Delitto a Oxford est certes un film sombre mais il possède toutes les stigmates du cinéma de Liberatore plus spécialement la lenteur de sa mise en scène. Les amateurs de films nerveux, menés tambour battant, seront lourdement déçus puisqu'il ne se passe pratiquement rien durant quasiment une bonne heure. C'est plus un film d'atmosphère fortement représentatif de toute une époque, un film "so british" qui vaut essentiellement non pas pour son intrigue des plus conventionnelle et peu surprenante mais pour la beauté de ses décors naturels, le campus universitaire d'Oxford et la magnificence de l'université elle même, superbement mise en valeur par une très jolie photographie, et le jeu parfait
d'acteurs judicieusement choisis. C'est ainsi qu'on pourra tomber sous le charme du divin Alessio Orano, dandy rebelle au regard de glace, hypnotique, toujours très à l'aise dans les rôles de hippie chic, sex symbol de toute une époque qui sera le seul grand amour d'Ornella Muti jusqu'à leur divorce à la fin des années 70. Face à lui, un tout jeune John Steiner, le plus anglais des acteurs italiens, imperturbable, inflexible, digne représentant des anciennes valeurs. Leur confrontation vaut à elle seule le visionnage de ce film au générique duquel on retrouve également Jane Birkin, radieuse, qui nous offre quelques nus très soft et donne au film une légère ambiance érotique. Mentionnons aussi la prestation de Rossella
Falk, bourgeoise frustrée qui donnera libre cours à ses pulsions lors du final, un des moments les plus réussis du film qui en justifie à lui seul la découverte, la fameuse fête de mai, rapidement transformée en bacchanales, durant laquelle Valerio orchestrera sa vengeance. Ultime atout de Delitto a Oxford son extraordinaire partition musicale aux sonorités si seventies signée Alan Blakley et Leonard Hawkes, un véritable régal auditif pour tous les amoureux de cette époque bénie et de rock beatnick où se marient si bien cheveux longs, rouflaquettes, foulards en soie et chemises en satin multicolores, un énorme joint coincé dans les cordes de sa guitare.

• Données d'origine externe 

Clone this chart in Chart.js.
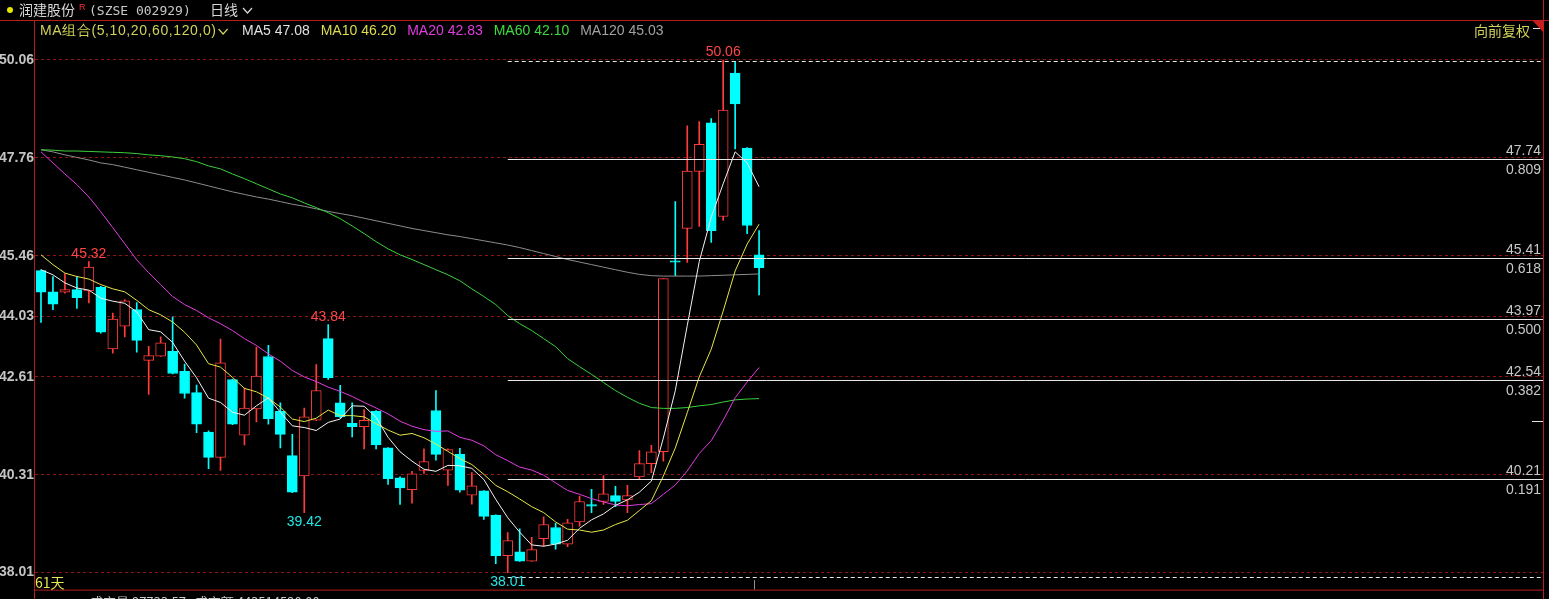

Delitto a Oxford, sans être un grand film, mérite cependant toute l'attention de l'amateur d'oeuvres non seulement rares mais surtout marquées du sceau d'une époque flamboyante à jamais révolue, un petit moment d'histoire fort sympathique dont le sujet n'a pas finalement si mal vieilli car toujours aussi d'actualité. Certaines choses sont immuables.